You've built one of the handful of successful digital news subscription businesses around, but how do you keep growing?
The FT's launch of a digital FT Weekend section of its app earlier this month suggests part of its answer involves slicing up its content to create new products.
This digital version of FT Weekend features lifestyle-heavy content from the Saturday and Sunday versions of the newspaper, which were made available as a separate print subscription earlier this year. The Weekend app is already available to existing FT digital subscribers, but will also soon be offered as a standalone digital subscription.
It's a bit of a departure for the FT, which has built a strong tiered subscription offering but until now hasn't split out its digital content. It is however an approach another pioneer in paid for digital news subscriptions, the New York Times, has begun doing with its NYT Opinion, Now and Cooking packages, which provide access to more limited selections of content at a reduced price.
FT senior product manager Chris Smith tells TheMediaBriefing that some cannabalisation of full FT subscriptions is to be expected with people who only want the Weekend content online. However, he says by creating a digital product given the same distinctive treatment FT as the print version of Weekend, the FT can bring in new subscribers who wouldn't otherwise pay for digital editions and significantly improve the experience for full subscribers:
Yes we were worried about cannabalisation and we think there is a small extent to which that will happen, but based on the analysis we do we don't think that will be a huge number of people.
We think the potential of getting pure lifestyle subscribers is greater than that, and we think that actually we've had a huge amount of positive feedback about Weekend from existing subscribers and registered users, particularly the ones who know the paper as well, who've seen it's not been getting great treatment digitally.
All in one
While the FT appears to be following the NYT down the path of increasing the options for subscribers to drive growth, it has taken a different approach in deciding to build Weekend content into its core web app, rather than splitting it off in a separate container.
The app was initially conceived around 18 months ago as a standalone product, but after user testing, the team decided a unified approach would be more effective for existing subscribers and new ones. The move also offers a good opportunity to upsell Weekend customers to the full subscription, which makes sense for a company that pays such close attention to how it acquires new paying digital customers:
We've come to a final destination of Weekend which has its own place, is very visually distinct, has its own feel, but also sits inside FT.com. The reason we came to that approach is that, yes we are serving those who otherwise might not have subscribed, who want to subscribe to a weekend subscription, but we have an existing subscriber base to our premium and standard subscriptions who already have access to all that great content and they need to know they are getting the most out of their subscriptions.

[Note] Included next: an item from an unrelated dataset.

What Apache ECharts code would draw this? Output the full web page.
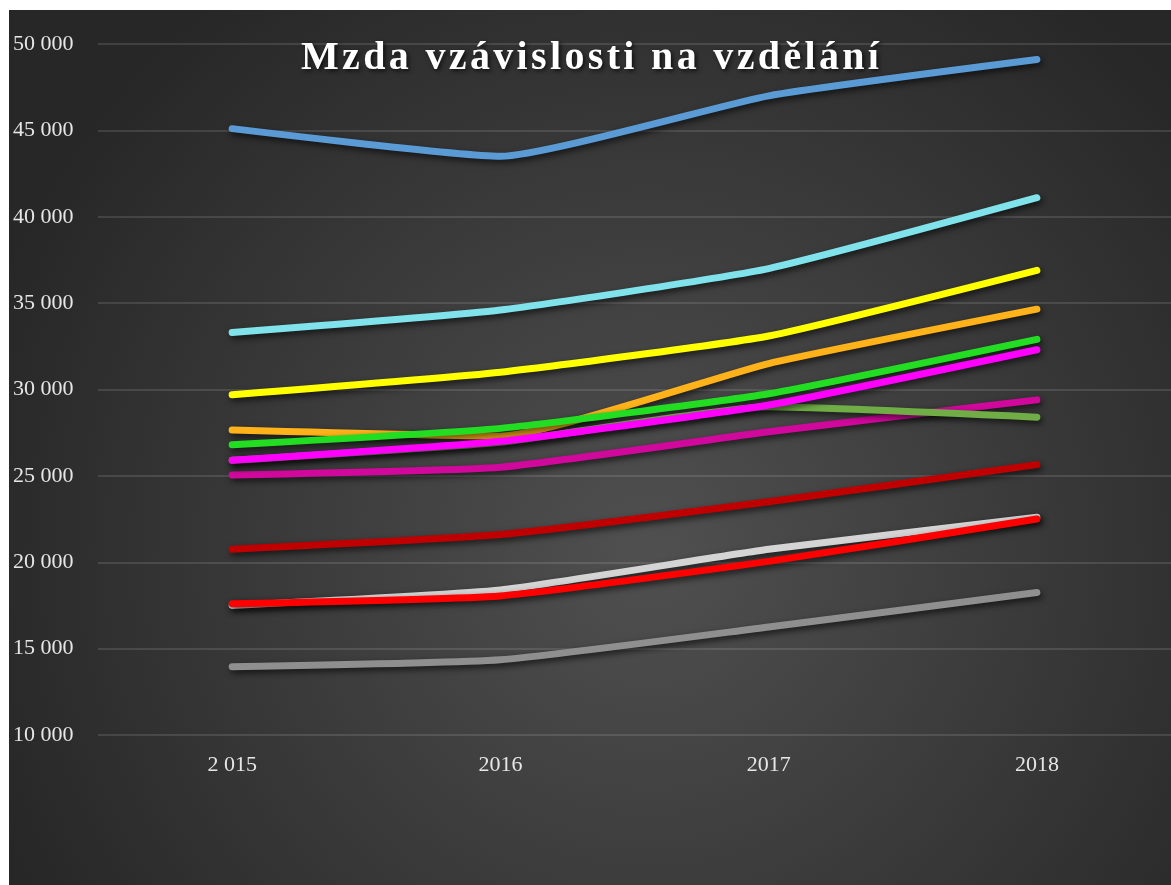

Once they knew what they were building, a lean FT team of around a dozen product, editorial and developer staff began work on the app in February. The process hasn't been quite as quick end-to-end as the development of FastFT, but it's still an impressive example of a legacy media business moving with speed.
The next stage?
Will the FT follow the NYT in further slicing and dicing its content to expand the range of digital products it has to sell?
There are no public plans yet, but Smith says that the underlying infrastructure of the FT's content management system means the company can do so if it sees an opportunity:
One of the things (FT chief technical officer) John O'Donovan talks about a lot is universal publishing and that's about the FT being a platform and being able to surface our content any way the client needs. So whether or not it's about the lifestyle content, or any other part of our content that's relevant to a particular company's vertical or a particular industry, people should be able to come to the FT and pick up our APIs.
The same APIs will be available to us to cut content in the same way. That very much is what we see as the next step for the FT and work is already well on the way towards that.
The FT's slightly narrower, business-focussed coverage doesn't immediately lend itself to the same slicing and dicing the NYT is engaged in, but there are areas such as opinion which could work as standalone products. Smith's comments also hint at the possibiltiy for more B2B style offerings, which would also fit with the FT's continuing focus on building its corporate subscriber base.
And despite being arguably the most successful, or at least most advanced, example of the metered paywall approach to digital news, the FT is clearly aware that its digital subscriber base isn't going to keep growing on its own.
There's a lot that can be done with good content, clever marketing and international expansion, but having a few more options to draw people in is a powerful way to make sure the number of paying customers keep ticking upwards.